Americans apparently aren’t too concerned about wars of aggression, torture, illegal wiretapping, the rule of law, the separation of powers, the constitution, and so on, nor do they care much about how the US economy works, but they do care about their pocketbooks.  Not surprisingly, Obama’s fraudulent image is souring most saliently in the public’s attitude toward the bank bailouts, and more generally, the economy (Recall that his election was only cemented when the economy turned sharply south; that’s when Obama left McCain doddering in the polling dust).  Most of the economic damage was probably irreversible before Obama even took office, but he supported Bush’s actions wholly, upped the ante after taking office, and he’s been going “all in” ever since.  

During the SOTU, Obama said something quite attention-grabbing:

“We’re working to lift the value of a family’s single largest investment — their home [..]”

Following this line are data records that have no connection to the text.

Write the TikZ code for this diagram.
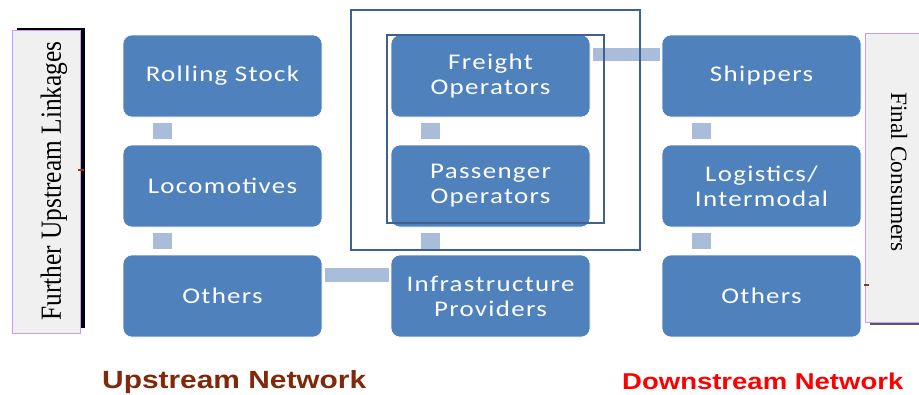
\documentclass[tikz,border=0pt]{standalone}
\usepackage{fontspec}
\setmainfont{Liberation Serif}
\newfontfamily\boxfont[FakeStretch=1.2,LetterSpace=6]{Carlito}
\newfontfamily\labelfont[FakeStretch=1.2]{Liberation Sans}
\definecolor{boxblue}{HTML}{4F81BD}
\definecolor{linkblue}{HTML}{A9BCD9}
\definecolor{frameblue}{HTML}{3E6190}
\definecolor{sidefill}{HTML}{F0F0F0}
\definecolor{sideedge}{HTML}{CC99FF}
\definecolor{upbrown}{RGB}{130,40,10}
\definecolor{tickbrown}{RGB}{150,60,20}
\begin{document}
\begin{tikzpicture}[x=1bp,y=-1bp,
  stepbox/.style={rectangle, rounded corners=9bp, fill=boxblue, draw=white,
    line width=0.6bp, minimum width=199bp, minimum height=82bp, inner sep=0pt,
    text=white, align=center, font=\boxfont\fontsize{22.5}{25}\selectfont},
  vlink/.style={draw=linkblue, line width=19bp, shorten <=6bp, shorten >=6bp},
  hlink/.style={draw=linkblue, line width=14bp, shorten <=3bp, shorten >=2bp},
  frame/.style={draw=frameblue, line width=2bp},
  sidebox/.style={fill=sidefill, draw=sideedge, line width=1bp},
  netlabel/.style={anchor=base west, inner sep=0pt, font=\labelfont\bfseries\fontsize{25}{25}\selectfont}]
\useasboundingbox (0,0) rectangle (919,394);

% side panels with their shadows
\fill[black] (16.5,28) rectangle (85,328);
\draw[sidebox] (12,30) rectangle (80,333);
\node (upl) at (54,181) {\rotatebox{90}{\scalebox{1}[1.15]{\fontsize{25.5}{25.5}\selectfont Further Upstream Linkages}}};
\fill[black!65] (870,37) rectangle (925,325);
\draw[sidebox] (865,33) rectangle (930,322);
\node (fc) at (899,172) {\rotatebox{-90}{\fontsize{23.5}{23.5}\selectfont Final Consumers}};

% boxes: upstream, rail operators, downstream
\node[stepbox] (rs)  at (222.5,76)  {Rolling Stock};
\node[stepbox] (loc) at (222.5,186) {Locomotives};
\node[stepbox] (oth1) at (222.5,296) {Others};
\node[stepbox] (fo)  at (490.5,76)  {Freight\\Operators};
\node[stepbox] (po)  at (490.5,186) {Passenger\\Operators};
\node[stepbox] (ip)  at (490.5,296) {Infrastructure\\Providers};
\node[stepbox] (sh)  at (761.5,76)  {Shippers};
\node[stepbox] (lg)  at (761.5,186) {Logistics/\\Intermodal};
\node[stepbox] (oth2) at (761.5,296) {Others};

% links between boxes
\draw[vlink] ([xshift=39.5bp]rs.south west) -- ([xshift=39.5bp]loc.north west);
\draw[vlink] ([xshift=39.5bp]loc.south west) -- ([xshift=39.5bp]oth1.north west);
\draw[vlink] ([xshift=39.5bp]fo.south west) -- ([xshift=39.5bp]po.north west);
\draw[vlink] ([xshift=39.5bp]po.south west) -- ([xshift=39.5bp]ip.north west);
\draw[vlink] ([xshift=40bp]sh.south west) -- ([xshift=40bp]lg.north west);
\draw[vlink] ([xshift=40bp]lg.south west) -- ([xshift=40bp]oth2.north west);
\draw[hlink] ([yshift=-20bp]oth1.north east) -- ([yshift=-20bp]ip.north west);
\draw[hlink, line width=13bp] ([yshift=-19.5bp]fo.north east) -- ([yshift=-19.5bp]sh.north west);

% frames round the operators
\draw[frame] (351,10) rectangle (640,250);
\draw[frame, line width=2.5bp] (387,35) rectangle (604,223);

% small marks on the side panels
\draw[tickbrown, line width=2bp] (78,170) -- (84,170);
\draw[tickbrown, line width=2bp] (864,285) -- (869,285);

% network labels
\node[netlabel, text=upbrown] (upn) at (102,388) {Upstream Network};
\node[netlabel, text=red, font=\labelfont\bfseries\fontsize{23}{23}\selectfont] (dnn) at (622,389) {Downstream Network};
\end{tikzpicture}
\end{document}
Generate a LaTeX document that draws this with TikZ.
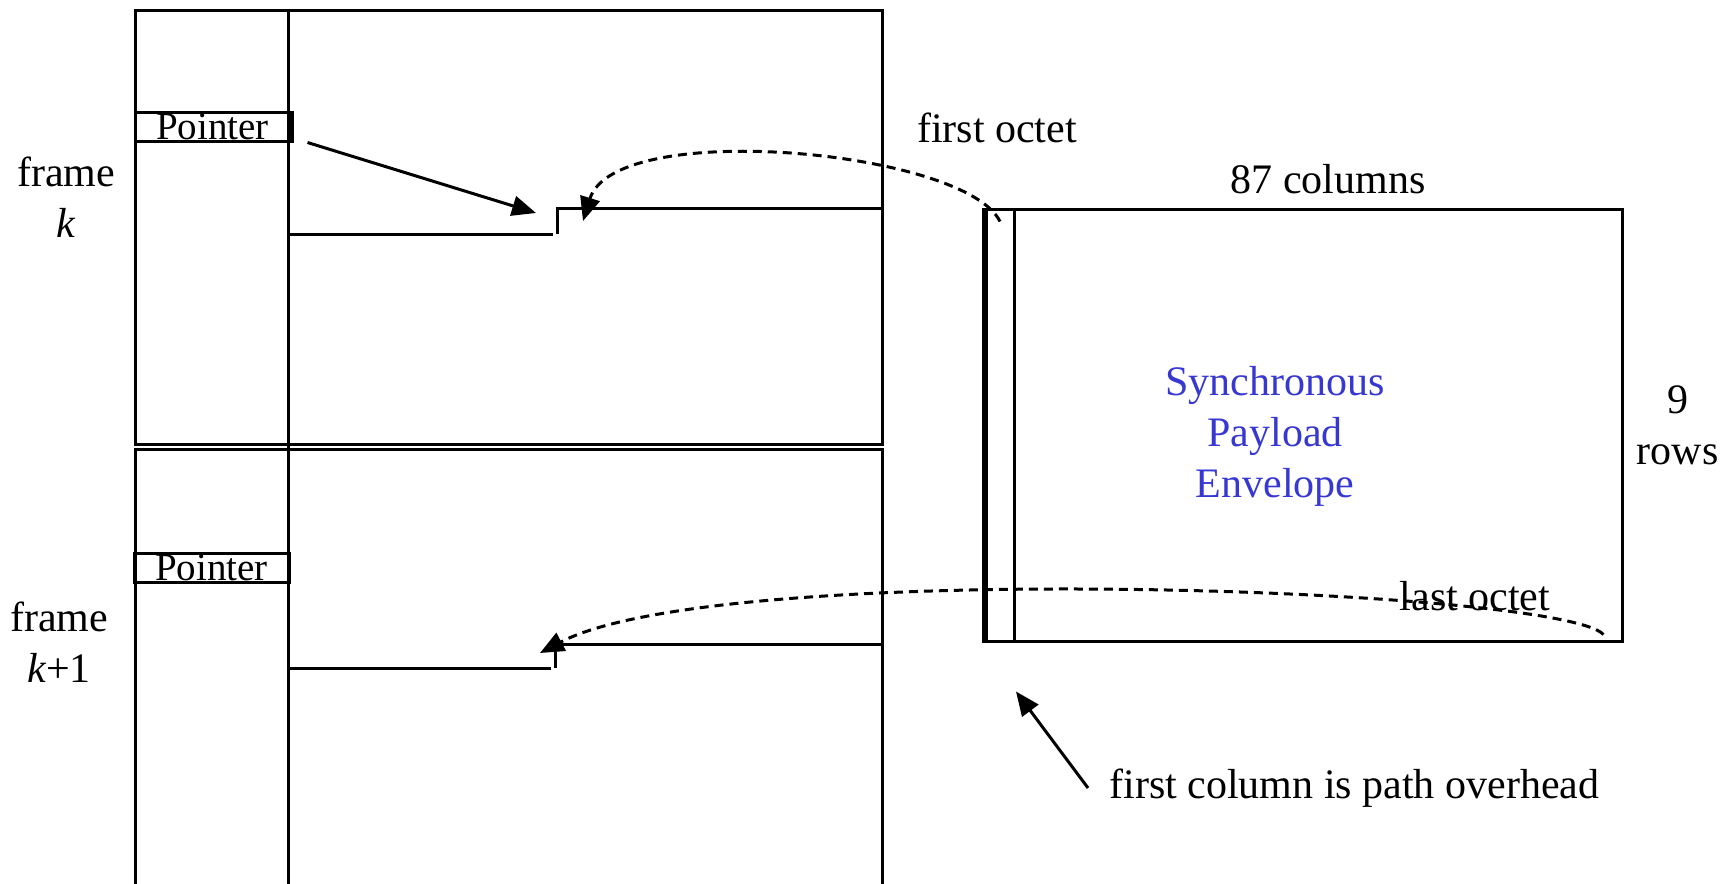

Like George “This sucker could go down” Bush before him, Obama was referring to the DEBT-o-nation of actual mortgages underlying and triggering the chain reaction of mortgage backed securities that are still set to take out lower Manhattan and the rest of the global economy like a controlled demolition.  The entire scheme was nothing less than the biggest fraud ever committed, and a lot of people were on to it at its early stages.  Spitzer, for example, wasn’t taken out for whoring.  Thus, the problems of the TBTF have only gotten bigger and failer.

Unfortunately, the debt-o-nation continues apace.

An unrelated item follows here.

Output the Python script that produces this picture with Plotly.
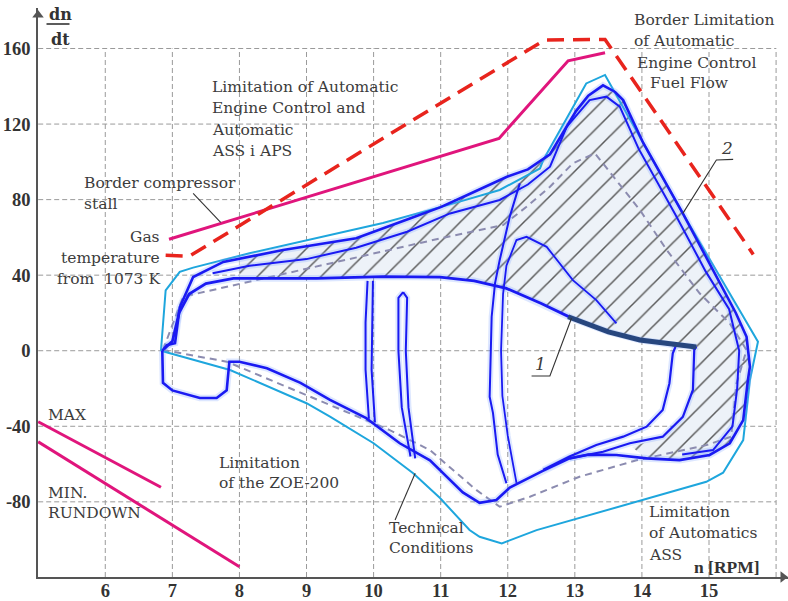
import plotly.graph_objects as go

# ---------------- data ----------------
X_TICKS = [6, 7, 8, 9, 10, 11, 12, 13, 14, 15]
Y_TICKS = [-80, -40, 0, 40, 80, 120, 160]
X_GRID = [6, 7, 8, 9, 10, 11, 12, 13, 14, 15, 16]
Y_GRID = [-80, -40, 0, 40, 80, 120, 160]

# Border compressor stall (magenta)
STALL = [(6.95, 59.0), (11.87, 112.4), (12.90, 153.5), (13.45, 157.8)]
# Border limitation of automatic engine control fuel flow (red dashed)
FUEL = [(6.90, 50.5), (7.25, 50.0), (12.55, 164.5), (13.45, 164.8), (15.66, 51.0)]
# Rundown lines
MAX_LINE = [(5.0, -37.6), (6.83, -72.3)]
MIN_LINE = [(5.0, -48.2), (8.0, -114.4)]

# Outer envelope (cyan)
ENVELOPE = [(6.83, 0), (6.90, 32), (7.11, 41.8), (7.31, 44.0), (8.15, 51.6), (10.14, 67.6),
            (11.14, 77.5), (11.88, 85.1), (12.48, 96.5), (12.53, 101), (13.17, 141.5),
            (13.45, 146), (14.61, 72.7), (15.36, 27.7), (15.73, 4.8), (15.61, -15.5),
            (15.51, -47.3), (15.21, -64.6), (14.96, -69.4), (12.43, -95), (11.91, -102),
            (11.58, -98.5), (11.43, -94.9), (10.99, -78), (10.59, -64.9), (10.0, -49),
            (9.35, -34.9), (9.0, -27.8), (7.86, -10.2), (6.83, 0)]

# Technical conditions (grey dashed)
TECH = [(6.86, 0.4), (7.16, 28.6), (11.0, 59.5), (11.93, 66.5), (12.28, 76.2), (12.63, 86.8),
        (12.97, 99.2), (13.3, 104.5), (13.97, 74.5), (14.37, 53.3), (14.86, 30.4),
        (15.31, 14.5), (15.56, 0.4), (15.41, -17.3), (15.33, -45.5), (14.96, -50.0),
        (13.92, -58.0), (13.07, -66.7), (12.33, -77.3), (11.88, -82.6), (11.53, -73.7),
        (10.84, -52.6), (10.24, -42.0), (7.81, -5.8), (6.86, 0.4)]

# Measured trajectories (blue)
OUTER = [(6.85, 0), (6.92, 3), (7.04, 4), (7.11, 23), (7.31, 39), (7.76, 47), (8.65, 53.3),
         (9.74, 59.5), (10.54, 70), (11.0, 76), (11.43, 83), (11.98, 92), (12.3, 96),
         (12.63, 104), (13.02, 127), (13.2, 135), (13.42, 140.5), (13.6, 137), (13.72, 132.7),
         (14.02, 110), (14.61, 72.7), (15.11, 39.2), (15.4, 20), (15.56, 7.4), (15.61, -8.5),
         (15.58, -15.5), (15.51, -36.7), (15.31, -49), (15.01, -55.2), (14.56, -57.9),
         (14.07, -57), (13.62, -55.2), (13.2, -55), (12.92, -57), (12.53, -63.5),
         (12.03, -72.5), (11.83, -79), (11.58, -80.5), (11.33, -75), (10.84, -58),
         (10.39, -49), (9.89, -35.7), (9.35, -26), (8.91, -17), (8.41, -9.3), (8.0, -5.8),
         (7.85, -5.8), (7.81, -21), (7.66, -25), (7.41, -25), (7.0, -21), (6.86, -17), (6.85, 0)]
INNER_TOP = [(7.6, 41), (8.15, 45), (9.0, 48.5), (9.74, 54.5), (10.5, 63), (11.14, 72.7),
             (11.88, 79.8), (12.3, 88), (12.63, 97.4), (12.88, 118.6), (13.22, 132.7),
             (13.47, 134.5), (13.67, 129.2), (13.95, 107), (14.5, 72), (14.95, 42),
             (15.3, 22), (15.45, 0), (15.42, -20), (15.35, -40), (15.06, -52.6), (14.6, -55)]
LINE_1 = [(6.88, 1), (7.0, 5), (7.1, 20), (7.25, 30), (7.5, 35.5), (7.91, 38.3), (9.15, 38.3),
          (10.14, 39.2), (10.99, 39), (11.5, 37), (11.98, 33), (12.5, 25), (12.97, 17),
          (13.5, 10), (13.97, 5.7), (14.5, 3), (14.81, 2)]
LINE_1_DENSE = [(12.9, 18), (13.5, 10), (13.97, 5.7), (14.5, 3), (14.81, 2)]
RETURN_A = [(12.92, -57), (13.42, -53.5), (13.82, -49), (14.31, -45.5), (14.61, -35),
            (14.76, -20.8), (14.78, 0.4), (14.81, 2)]
RETURN_B = [(12.53, -63), (12.92, -56), (13.32, -49.9), (13.72, -45.5), (14.07, -40.2),
            (14.31, -31.4), (14.41, -17.3), (14.46, -1.4), (14.5, 2)]
V1_A = [(9.93, -36), (9.88, -10), (9.88, 15), (9.91, 37)]
V1_B = [(9.99, 37), (9.98, 15), (9.97, -10), (10.02, -38)]
V2_A = [(10.55, -56), (10.42, -30), (10.37, 0), (10.37, 28), (10.44, 31)]
V2_B = [(10.44, 31), (10.5, 28), (10.48, 0), (10.52, -30), (10.62, -57)]
V3_A = [(12.18, 88.6), (12.03, 71), (11.88, 48), (11.81, 35.7), (11.76, 18), (11.73, -24.4),
        (11.78, -33), (11.85, -55), (11.98, -70.2)]
V3_B = [(13.62, 14.5), (13.32, 26.8), (12.97, 37.4), (12.58, 55), (12.28, 60.3),
        (12.13, 58.6), (11.98, 45), (11.93, 30), (11.9, 0), (11.92, -24), (12.0, -45),
        (12.13, -70)]

# Hatched region
HATCH = [(8.0, 48.7), (8.65, 53.3), (9.74, 59.5), (10.54, 70), (11.0, 76), (11.43, 83),
         (11.98, 92), (12.3, 96), (12.63, 104), (13.02, 127), (13.2, 135), (13.42, 140.5),
         (13.72, 132.7), (14.02, 110), (14.61, 72.7), (15.11, 39.2), (15.56, 7.4),
         (15.61, -8.5), (15.56, -29.6), (15.36, -47.3), (15.01, -55.2), (14.56, -57.9),
         (14.07, -57), (13.85, -51), (14.31, -45.5), (14.61, -35), (14.76, -20.8),
         (14.78, 0.4), (14.5, 3), (13.97, 5.7), (13.5, 10), (12.97, 17), (12.5, 25),
         (11.98, 33), (11.5, 37), (10.99, 39), (10.14, 39.2), (9.15, 38.3), (8.0, 38.3)]

# Leader lines of the labels
LEAD_STALL = [(7.31, 83.3), (7.72, 68.0)]
LEAD_2 = [(15.36, 101.3), (15.11, 101.0), (14.61, 72.7)]
LEAD_1 = [(12.355, -13.4), (12.628, -13.4), (12.95, 17.2)]
LEAD_TECH = [(10.62, -64.9), (10.32, -89.6)]

# ---------------- geometry of the frame ----------------
L_PX, T_PX, B_PX = 38, 8, 24
PX_X = 67.08
PX_Y = 1.8888
X_MIN = 5 - 0.2 / PX_X
X_MAX = X_MIN + 750 / PX_X
Y_MIN = -119.8
Y_MAX = Y_MIN + (601 - T_PX - B_PX) / PX_Y


def px_x(p):
    return X_MIN + (p - L_PX) / PX_X


def px_y(p):
    return Y_MAX - (p - T_PX) / PX_Y


def xs(pts):
    return [p[0] for p in pts]


def ys(pts):
    return [p[1] for p in pts]


fig = go.Figure()

# hatched region
fig.add_trace(go.Scatter(
    x=xs(HATCH), y=ys(HATCH), mode="lines", fill="toself",
    line=dict(width=0, color="rgba(0,0,0,0)"),
    fillpattern=dict(shape="/", size=15, solidity=0.1, fgcolor="#5a5a5a",
                     bgcolor="#edf2f8", fillmode="replace"),
    hoverinfo="skip"))

# technical conditions
fig.add_trace(go.Scatter(x=xs(TECH), y=ys(TECH), mode="lines",
                         line=dict(color="#8c8cb0", width=2, dash="7px,5px")))

# envelope
fig.add_trace(go.Scatter(x=xs(ENVELOPE), y=ys(ENVELOPE), mode="lines",
                         line=dict(color="#1ea6dd", width=2)))

BLUE_PATHS = [(OUTER, 2.6), (INNER_TOP, 2.0), (LINE_1, 2.8), (RETURN_A, 2.2), (RETURN_B, 2.2),
              (V1_A, 2.0), (V1_B, 2.0), (V2_A, 2.0), (V2_B, 2.0), (V3_A, 2.0), (V3_B, 1.8)]
for pts, w in BLUE_PATHS:
    fig.add_trace(go.Scatter(x=xs(pts), y=ys(pts), mode="lines",
                             line=dict(color="rgba(120,160,255,0.25)", width=w + 4)))
for pts, w in BLUE_PATHS:
    fig.add_trace(go.Scatter(x=xs(pts), y=ys(pts), mode="lines",
                             line=dict(color="#1a1af2", width=w)))
fig.add_trace(go.Scatter(x=xs(LINE_1_DENSE), y=ys(LINE_1_DENSE), mode="lines",
                         line=dict(color="#27467e", width=5)))

# limits
fig.add_trace(go.Scatter(x=xs(STALL), y=ys(STALL), mode="lines",
                         line=dict(color="#e0157c", width=3)))
fig.add_trace(go.Scatter(x=xs(FUEL), y=ys(FUEL), mode="lines",
                         line=dict(color="#e8241d", width=3.5, dash="17px,9px")))
fig.add_trace(go.Scatter(x=xs(MAX_LINE), y=ys(MAX_LINE), mode="lines",
                         line=dict(color="#e0157c", width=3)))
fig.add_trace(go.Scatter(x=xs(MIN_LINE), y=ys(MIN_LINE), mode="lines",
                         line=dict(color="#e0157c", width=3)))

# leaders
for pts in (LEAD_STALL, LEAD_2, LEAD_1, LEAD_TECH):
    fig.add_trace(go.Scatter(x=xs(pts), y=ys(pts), mode="lines",
                             line=dict(color="#333333", width=1.1)))

# dn/dt fraction bar
fig.add_trace(go.Scatter(x=[px_x(46.5), px_x(69.5)], y=[px_y(24), px_y(24)], mode="lines",
                         line=dict(color="#333333", width=1.6), cliponaxis=False))

# axis arrow heads
fig.add_trace(go.Scatter(x=[X_MAX - 5 / PX_X], y=[Y_MIN], mode="markers", cliponaxis=False,
                         marker=dict(symbol="triangle-right", size=10, color="#555555")))
fig.add_trace(go.Scatter(x=[X_MIN], y=[Y_MAX - 7 / PX_Y], mode="markers", cliponaxis=False,
                         marker=dict(symbol="triangle-up", size=10, color="#555555")))

# grid
shapes = []
for gx in X_GRID:
    shapes.append(dict(type="line", xref="x", yref="y", x0=gx, x1=gx, y0=Y_MIN, y1=160,
                       line=dict(color="#9a9a9a", width=1, dash="5px,3px"), layer="below"))
for gy in Y_GRID:
    shapes.append(dict(type="line", xref="x", yref="y", x0=5, x1=16, y0=gy, y1=gy,
                       line=dict(color="#9a9a9a", width=1, dash="5px,3px"), layer="below"))

TXT = dict(family="DejaVu Serif", size=15.5, color="#3c3c3c")
BOLD = dict(family="DejaVu Serif", size=16, color="#333333", weight="bold")
TICK = dict(family="Liberation Serif", size=18.5, color="#333333", weight="bold")
UNIT = dict(family="Liberation Serif", size=17.5, color="#333333", weight="bold")

labels = [
    ("Limitation of Automatic", 210, 86.7, "left", TXT),
    ("Engine Control and", 210, 107.8, "left", TXT),
    ("Automatic", 210, 129.5, "left", TXT),
    ("ASS i APS", 210, 150.5, "left", TXT),
    ("Border compressor", 81.5, 182.7, "left", TXT),
    ("stall", 81.5, 203.5, "left", TXT),
    ("Gas", 162, 237, "right", TXT),
    ("temperature", 162, 257.5, "right", TXT),
    ("from  1073 K", 162, 278.5, "right", TXT),
    ("Border Limitation", 632, 19.5, "left", TXT),
    ("of Automatic", 632, 40.7, "left", TXT),
    ("Engine Control", 635, 62.7, "left", TXT),
    ("Fuel Flow", 648, 83.3, "left", TXT),
    ("MAX", 45.5, 415, "left", TXT),
    ("MIN.", 46, 492.7, "left", TXT),
    ("RUNDOWN", 46, 512.7, "left", TXT),
    ("Limitation", 216.5, 462.7, "left", TXT),
    ("of the ZOE-200", 216.5, 482.7, "left", TXT),
    ("Technical", 386.5, 527.7, "left", TXT),
    ("Conditions", 386.5, 548.3, "left", TXT),
    ("Limitation", 646.5, 512.3, "left", TXT),
    ("of Automatics", 646.5, 533.3, "left", TXT),
    ("ASS", 646.5, 555, "left", TXT),
    ("n [RPM]", 692, 566.5, "left", UNIT),
    ("x 10<sup>3</sup>", 735, 588, "left", UNIT),
    ("dn", 46.5, 14.5, "left", BOLD),
    ("dt", 49, 39.5, "left", BOLD),
]
annotations = []
for text, px, py, anchor, font in labels:
    annotations.append(dict(text=text, x=px_x(px), y=px_y(py), xref="x", yref="y",
                            xanchor=anchor, yanchor="middle", showarrow=False, font=font))
ITAL = dict(family="DejaVu Serif", size=17, color="#3c3c3c", style="italic")
annotations.append(dict(text="1", x=px_x(540), y=px_y(364), xref="x", yref="y",
                        showarrow=False, font=ITAL))
annotations.append(dict(text="2", x=px_x(727), y=px_y(148), xref="x", yref="y",
                        showarrow=False, font=ITAL))

fig.update_layout(
    width=788, height=601, autosize=False,
    margin=dict(l=L_PX, r=0, t=T_PX, b=B_PX),
    paper_bgcolor="white", plot_bgcolor="white", showlegend=False,
    shapes=shapes, annotations=annotations,
    xaxis=dict(range=[X_MIN, X_MAX], showgrid=False, zeroline=False, showline=True,
               linecolor="#555555", linewidth=1.5, tickvals=X_TICKS, automargin=False,
               ticktext=[str(v) for v in X_TICKS], ticks="", tickfont=TICK,
               ticklabelstandoff=-4),
    yaxis=dict(range=[Y_MIN, Y_MAX], showgrid=False, zeroline=False, showline=True,
               linecolor="#555555", linewidth=1.5, tickvals=Y_TICKS, automargin=False,
               ticktext=[str(v) for v in Y_TICKS], ticks="", tickfont=TICK,
               ticklabelstandoff=2),
)

fig.write_html("out.html", config={"displayModeBar": False},
               post_script="document.body.style.margin='0';")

  1. While New York Governor Eliot Spitzer was paying an ‘escort’ $4,300 in a hotel room in Washington, just down the road, George Bush’s new Federal Reserve Board Chairman, Ben Bernanke, was secretly handing over $200 billion in a tryst with mortgage bank industry speculators.

    Both acts were wanton, wicked and lewd. But there’s a BIG difference. The Governor was using his own checkbook. Bush’s man Bernanke was using ours.

    an oldie but goodie

    • TMC on February 2, 2010 at 06:06

    are walking away from their homes because the value is so far under what they owe. The housing bubble is still leaking and will take whatever so-called “recovery” with it.